Tout en soulignant que ceci n’est pas le cas dans le chef de l’intéressé, la cour rappelle que l’article 36, § 2, exige, dans la détermination de la personne de référence, que celle-ci gagne un salaire comparable à celui du travailleur. En conséquence, il y aura lieu de fixer la rémunération conformément à celle qu’il percevait effectivement.

Elle poursuit son raisonnement en relevant que la position défendue par l’assureur-loi aboutirait à une discrimination prohibée eu égard à l’intention du législateur quant à la détermination de la valeur économique de la victime.

L’appel est dès lors rejeté.

Intérêt de la décision

Cet arrêt est très éclairant.

Il est en effet prévu dans le mécanisme légal de se référer, pour le calcul de la rémunération hypothétique afférente à la période antérieure, à la rémunération journalière moyenne des personnes de référence. L’arrêté royal du 10 juin 2001 cité définit cette personne de référence, étant celle qui est occupée à temps plein dans la même entreprise ou, à défaut, dans la même branche d’activités, dans une fonction analogue à celle du travailleur et dans laquelle il est normalement censé accomplir le même nombre de jours de travail que celui-ci.

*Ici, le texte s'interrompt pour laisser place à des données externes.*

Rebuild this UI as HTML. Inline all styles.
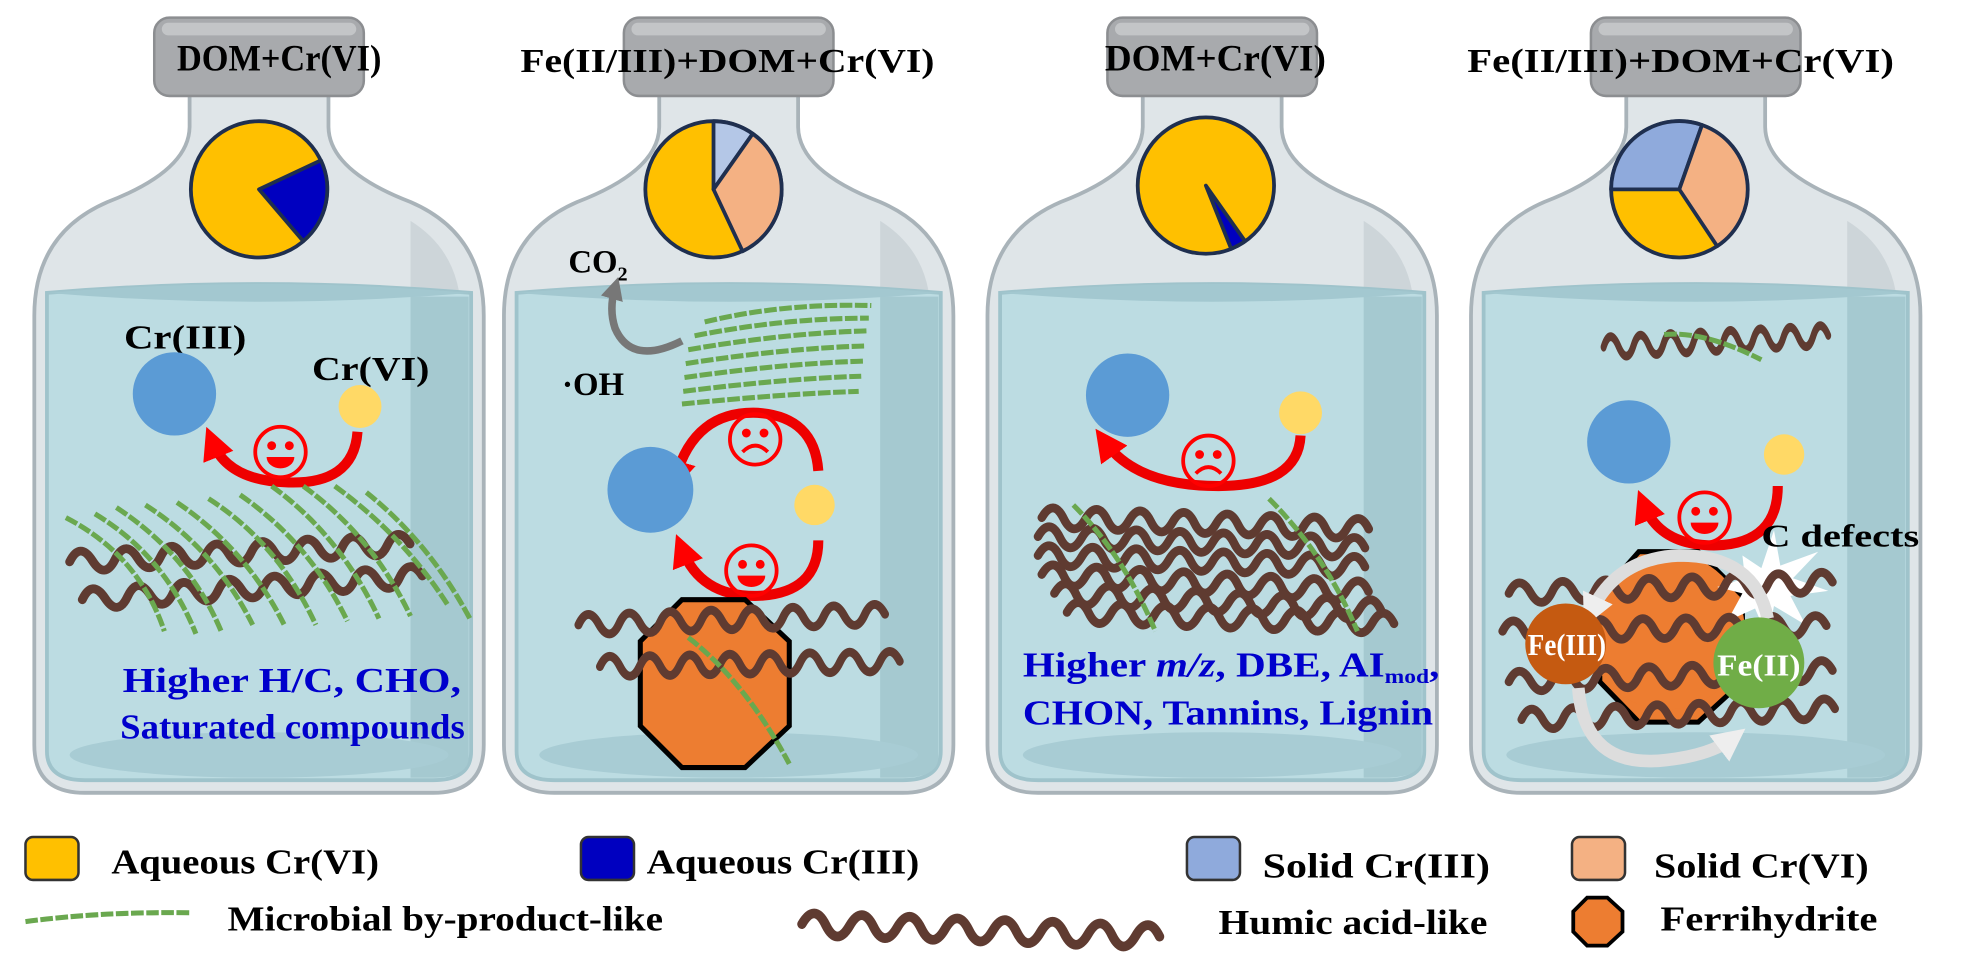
<!DOCTYPE html>
<html><head><meta charset="utf-8"><style>html,body{margin:0;padding:0;background:#fff}svg{display:block}</style></head>
<body>
<svg width="1980" height="962" viewBox="0 0 1568 762" xmlns="http://www.w3.org/2000/svg" font-family="'Liberation Serif',serif" font-weight="bold">
<defs>
<marker id="ar" viewBox="0 0 10 10" refX="5" refY="5" markerWidth="3.2" markerHeight="3.2" orient="auto"><path d="M0,0 L10,5 L0,10 z" fill="#f00"/></marker>
<marker id="ag" viewBox="0 0 10 10" refX="5" refY="5" markerWidth="3" markerHeight="3" orient="auto"><path d="M0,0 L10,5 L0,10 z" fill="#777"/></marker>
<marker id="aw" viewBox="0 0 10 10" refX="5" refY="5" markerWidth="2.6" markerHeight="2.6" orient="auto"><path d="M0,0 L10,5 L0,10 z" fill="#eee"/></marker>
<g id="bottle">
 <path d="M125,72 L125,100 Q125,135 60,160 Q2,185 2,250 L2,590 Q2,628 42,628 L318,628 Q358,628 358,590 L358,250 Q358,185 300,160 Q235,135 235,100 L235,72 Z" fill="#dfe5e8" stroke="#a9b3b9" stroke-width="3"/>
 <path d="M300,175 Q340,200 340,250 L340,600 Q340,615 320,618 L300,618 Z" fill="#cdd5d9"/>
 <path d="M12,232 Q180,218 348,232 L348,595 Q348,618 318,618 L42,618 Q12,618 12,595 Z" fill="#bcdce2" stroke="#9fc3cb" stroke-width="3"/>
 <path d="M300,235 L346,235 L346,600 Q346,615 320,616 L300,616 Z" fill="#a5c9d0"/>
 <path d="M12,232 Q180,218 348,232 Q180,246 12,232Z" fill="#a3c8d0"/>
 <ellipse cx="180" cy="598" rx="150" ry="18" fill="#a8ccd4"/>
 <rect x="97" y="14" width="166" height="62" rx="12" fill="#a8aaad" stroke="#8c8e91" stroke-width="2"/>
 <rect x="103" y="18" width="154" height="10" rx="5" fill="#c3c5c7"/>
</g>
<path id="w" d="M0,0 q9,-16 18,0 t18,0 t18,0 t18,0 t18,0 t18,0 t18,0 t18,0 t18,0 t18,0 t18,0 t18,0 t18,0 t18,0 t18,0" fill="none" stroke="#5f3b31" stroke-width="7" stroke-linecap="round"/>
<g id="happy"><circle r="20" fill="none" stroke="#f00" stroke-width="3"/><circle cx="-7" cy="-5" r="3.5" fill="#f00"/><circle cx="7" cy="-5" r="3.5" fill="#f00"/><path d="M-11,4 L11,4 A11,9 0 0 1 -11,4Z" fill="#f00"/></g>
<g id="sad"><circle r="20" fill="none" stroke="#f00" stroke-width="3"/><circle cx="-7" cy="-5" r="3.5" fill="#f00"/><circle cx="7" cy="-5" r="3.5" fill="#f00"/><path d="M-10,10 Q0,0 10,10" fill="none" stroke="#f00" stroke-width="3"/></g>
</defs>
<rect width="1568" height="762" fill="#fff"/>
<use href="#bottle" x="25" y="0"/>
<use href="#bottle" x="397" y="0"/>
<use href="#bottle" x="780" y="0"/>
<use href="#bottle" x="1163" y="0"/>

<g font-size="29" fill="#000">
<text x="140" y="56" textLength="162" lengthAdjust="spacingAndGlyphs">DOM+Cr(VI)</text>
<text x="412" y="57" font-size="27" textLength="328" lengthAdjust="spacingAndGlyphs">Fe(II/III)+DOM+Cr(VI)</text>
<text x="875" y="56" textLength="175" lengthAdjust="spacingAndGlyphs">DOM+Cr(VI)</text>
<text x="1162" y="57" font-size="27" textLength="338" lengthAdjust="spacingAndGlyphs">Fe(II/III)+DOM+Cr(VI)</text>
</g>

<g stroke="#1f2f4f" stroke-width="3" stroke-linejoin="round">
<circle cx="205" cy="150" r="54" fill="#ffc000"/>
<path d="M205,150 L254,127 A54,54 0 0 1 240,191 Z" fill="#0000c0"/>
<circle cx="565" cy="150" r="54" fill="#ffc000"/>
<path d="M565,150 L565,96 A54,54 0 0 1 596,106 Z" fill="#b4c7e7"/>
<path d="M565,150 L596,106 A54,54 0 0 1 588,199 Z" fill="#f4b183"/>
<circle cx="955" cy="147" r="54" fill="#ffc000"/>
<path d="M955,147 L986,191 A54,54 0 0 1 975,197 Z" fill="#0000c0"/>
<circle cx="1330" cy="150" r="54" fill="#ffc000"/>
<path d="M1330,150 L1276,150 A54,54 0 0 1 1348,99 Z" fill="#8faadc"/>
<path d="M1330,150 L1348,99 A54,54 0 0 1 1360,195 Z" fill="#f4b183"/>
</g>

<text x="98" y="276" font-size="27" textLength="97" lengthAdjust="spacingAndGlyphs">Cr(III)</text>
<circle cx="138" cy="312" r="33" fill="#5b9bd5"/>
<text x="247" y="301" font-size="27" textLength="93" lengthAdjust="spacingAndGlyphs">Cr(VI)</text>
<circle cx="285" cy="322" r="17" fill="#ffd966"/>
<path d="M283,342 Q280,385 225,382 Q180,380 168,350" fill="none" stroke="#e00" stroke-width="8" marker-end="url(#ar)"/>
<use href="#happy" x="222" y="358"/>
<use href="#w" transform="translate(55,445) rotate(-3)"/>
<use href="#w" transform="translate(65,475) rotate(-4)"/>
<g fill="none" stroke="#6aa84f" stroke-width="4" stroke-dasharray="10 2">
<path d="M52,410 Q110,440 130,500"/><path d="M75,407 Q130,440 155,502"/><path d="M92,402 Q150,440 175,500"/>
<path d="M115,400 Q170,435 200,495"/><path d="M140,398 Q195,435 225,495"/><path d="M165,395 Q220,430 250,495"/>
<path d="M190,392 Q245,430 275,492"/><path d="M215,385 Q270,425 300,490"/><path d="M240,385 Q295,425 325,488"/>
<path d="M265,385 Q320,425 355,480"/><path d="M290,390 Q340,430 372,490"/>
</g>
<g font-size="28" fill="#0000cc"><text x="97" y="548" textLength="268" lengthAdjust="spacingAndGlyphs">Higher H/C, CHO,</text><text x="95" y="585" textLength="273" lengthAdjust="spacingAndGlyphs">Saturated compounds</text></g>

<text x="450" y="216" font-size="26">CO<tspan font-size="16" dy="6">2</tspan></text>
<path d="M540,270 Q500,290 487,260 Q482,245 487,228" fill="none" stroke="#777" stroke-width="6" marker-end="url(#ag)"/>
<text x="445" y="313" font-size="26">·OH</text>
<g fill="none" stroke="#6aa84f" stroke-width="4" stroke-dasharray="10 2">
<path d="M558,255 Q620,240 690,242"/><path d="M550,266 Q620,252 688,252"/><path d="M545,277 Q620,264 688,262"/>
<path d="M543,288 Q620,276 686,274"/><path d="M542,299 Q620,288 684,286"/><path d="M541,310 Q620,300 682,298"/><path d="M540,320 Q620,312 680,310"/>
</g>
<path d="M648,373 Q645,330 600,327 Q550,325 535,378" fill="none" stroke="#e00" stroke-width="8" marker-end="url(#ar)"/>
<use href="#sad" x="598" y="348"/>
<circle cx="515" cy="388" r="34" fill="#5b9bd5"/>
<circle cx="645" cy="400" r="16" fill="#ffd966"/>
<path d="M648,428 Q648,470 600,472 Q555,473 540,435" fill="none" stroke="#e00" stroke-width="8" marker-end="url(#ar)"/>
<use href="#happy" x="595" y="452"/>
<polygon points="540,475 590,475 625,508 625,575 590,608 540,608 507,575 507,508" fill="#ed7d31" stroke="#000" stroke-width="4"/>
<use href="#w" transform="translate(458,495) rotate(-2) scale(0.9,1)"/>
<use href="#w" transform="translate(475,528) rotate(-1) scale(0.88,1)"/>
<path d="M545,505 Q590,540 625,605" fill="none" stroke="#6aa84f" stroke-width="4" stroke-dasharray="10 2"/>

<circle cx="893" cy="313" r="33" fill="#5b9bd5"/>
<circle cx="1030" cy="327" r="17" fill="#ffd966"/>
<path d="M1030,345 Q1028,385 965,385 Q900,385 875,350" fill="none" stroke="#e00" stroke-width="8" marker-end="url(#ar)"/>
<use href="#sad" x="957" y="365"/>
<use href="#w" transform="translate(825,410) rotate(2) scale(0.96,1)"/>
<use href="#w" transform="translate(822,425) rotate(2) scale(0.96,1)"/>
<use href="#w" transform="translate(822,440) rotate(2) scale(0.96,1)"/>
<use href="#w" transform="translate(825,455) rotate(3) scale(0.96,1)"/>
<use href="#w" transform="translate(835,470) rotate(3) scale(0.96,1)"/>
<use href="#w" transform="translate(845,485) rotate(2) scale(0.96,1)"/>
<g fill="none" stroke="#6aa84f" stroke-width="4" stroke-dasharray="10 2"><path d="M850,400 Q890,440 915,500"/><path d="M1005,395 Q1050,440 1075,500"/></g>
<g font-size="28" fill="#0000cc"><text x="810" y="536" textLength="330" lengthAdjust="spacingAndGlyphs">Higher <tspan font-style="italic">m/z</tspan>, DBE, AI<tspan font-size="16" dy="5">mod</tspan><tspan dy="-5">,</tspan></text><text x="810" y="574" textLength="325" lengthAdjust="spacingAndGlyphs">CHON, Tannins, Lignin</text></g>

<use href="#w" transform="translate(1270,275) rotate(-3) scale(0.66,1)"/>
<path d="M1318,265 Q1350,262 1395,285" fill="none" stroke="#6aa84f" stroke-width="4" stroke-dasharray="10 2"/>
<circle cx="1290" cy="350" r="33" fill="#5b9bd5"/>
<circle cx="1413" cy="360" r="16" fill="#ffd966"/>
<path d="M1408,385 Q1408,430 1360,432 Q1315,433 1302,400" fill="none" stroke="#e00" stroke-width="8" marker-end="url(#ar)"/>
<use href="#happy" x="1350" y="410"/>
<polygon points="1298,437 1345,437 1380,472 1380,540 1345,572 1298,572 1267,540 1267,472" fill="#ed7d31" stroke="#000" stroke-width="4"/>
<circle cx="1320" cy="500" r="62" fill="#ed7d31"/>
<polygon points="1380,440 1395,450 1405,420 1410,448 1440,437 1420,458 1448,468 1418,472 1430,495 1405,480 1400,505 1390,482 1368,492 1380,470 1360,465 1382,458" fill="#fff"/>
<use href="#w" transform="translate(1195,470) rotate(-2) scale(0.95,1)"/>
<use href="#w" transform="translate(1190,500) rotate(-1) scale(0.95,1)"/>
<use href="#w" transform="translate(1195,540) rotate(-2) scale(0.95,1)"/>
<use href="#w" transform="translate(1205,570) rotate(-2) scale(0.92,1)"/>
<path d="M1400,490 Q1390,440 1330,440 Q1280,442 1260,485" fill="none" stroke="#ddd" stroke-width="10" marker-end="url(#aw)"/>
<path d="M1250,545 Q1255,610 1320,602 Q1355,598 1372,585" fill="none" stroke="#ddd" stroke-width="10" marker-end="url(#aw)"/>
<circle cx="1240" cy="510" r="32" fill="#c55a11"/>
<circle cx="1393" cy="525" r="36" fill="#70ad47"/>
<text x="1395" y="433" font-size="25" textLength="125" lengthAdjust="spacingAndGlyphs">C defects</text>
<g fill="#fff" font-size="24"><text x="1210" y="519" textLength="62" lengthAdjust="spacingAndGlyphs">Fe(III)</text><text x="1360" y="535" textLength="66" lengthAdjust="spacingAndGlyphs">Fe(II)</text></g>

<g stroke="#333" stroke-width="2">
<rect x="20" y="663" width="42" height="34" rx="6" fill="#ffc000"/>
<rect x="460" y="663" width="42" height="34" rx="6" fill="#0000c0"/>
<rect x="940" y="663" width="42" height="34" rx="6" fill="#8faadc"/>
<rect x="1245" y="663" width="42" height="34" rx="6" fill="#f4b183"/>
</g>
<g font-size="28" fill="#000">
<text x="88" y="692" textLength="212" lengthAdjust="spacingAndGlyphs">Aqueous Cr(VI)</text>
<text x="512" y="692" textLength="216" lengthAdjust="spacingAndGlyphs">Aqueous Cr(III)</text>
<text x="1000" y="695" textLength="180" lengthAdjust="spacingAndGlyphs">Solid Cr(III)</text>
<text x="1310" y="695" textLength="170" lengthAdjust="spacingAndGlyphs">Solid Cr(VI)</text>
<text x="180" y="737" textLength="345" lengthAdjust="spacingAndGlyphs">Microbial by-product-like</text>
<text x="965" y="740" textLength="213" lengthAdjust="spacingAndGlyphs">Humic acid-like</text>
<text x="1315" y="737" textLength="172" lengthAdjust="spacingAndGlyphs">Ferrihydrite</text>
</g>
<path d="M20,730 Q80,722 150,723" fill="none" stroke="#6aa84f" stroke-width="4" stroke-dasharray="10 2"/>
<use href="#w" transform="translate(635,732) rotate(2) scale(1.05,1.1)"/>
<polygon points="1257,711 1273,711 1285,722 1285,738 1273,749 1257,749 1246,738 1246,722" fill="#ed7d31" stroke="#000" stroke-width="3"/>
</svg>
</body></html>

En l’occurrence, l’on notera que tous les éléments de la définition n’étaient pas rencontrés, puisque les travailleurs « comparés » étaient engagés à temps partiel. L’assureur-loi plaidait de son côté qu’ils étaient plus âgés ou avaient une plus grande ancienneté.

La cour a certes relevé la question du temps plein, mais s’est surtout fondée sur les principes généraux en matière de réparation des séquelles de l’accident, étant qu’existe une présomption légale, irréfragable d’ailleurs, selon laquelle la rémunération de base traduit précisément la valeur économique de la victime sur le marché du travail.

Ce rappel ne suffit cependant pas, à notre sens, à valider la conclusion de la cour. C’est davantage le renvoi aux travaux préparatoires (Exposé des motifs, Sénat, 1969-70, n° 328, 22) qui peut permettre de comprendre la raison pour laquelle la loi renvoie à des personnes de référence : il s’agit de permettre au travailleur qui, vu sa faible ancienneté, bénéficie peut-être d’une rémunération plus basse que celle à laquelle il pourrait avoir droit de voir sa rémunération de base alignée sur celle qu’il aurait pu percevoir après un an de service et qu’il a été victime de l’accident avant d’avoir pu atteindre celle-ci.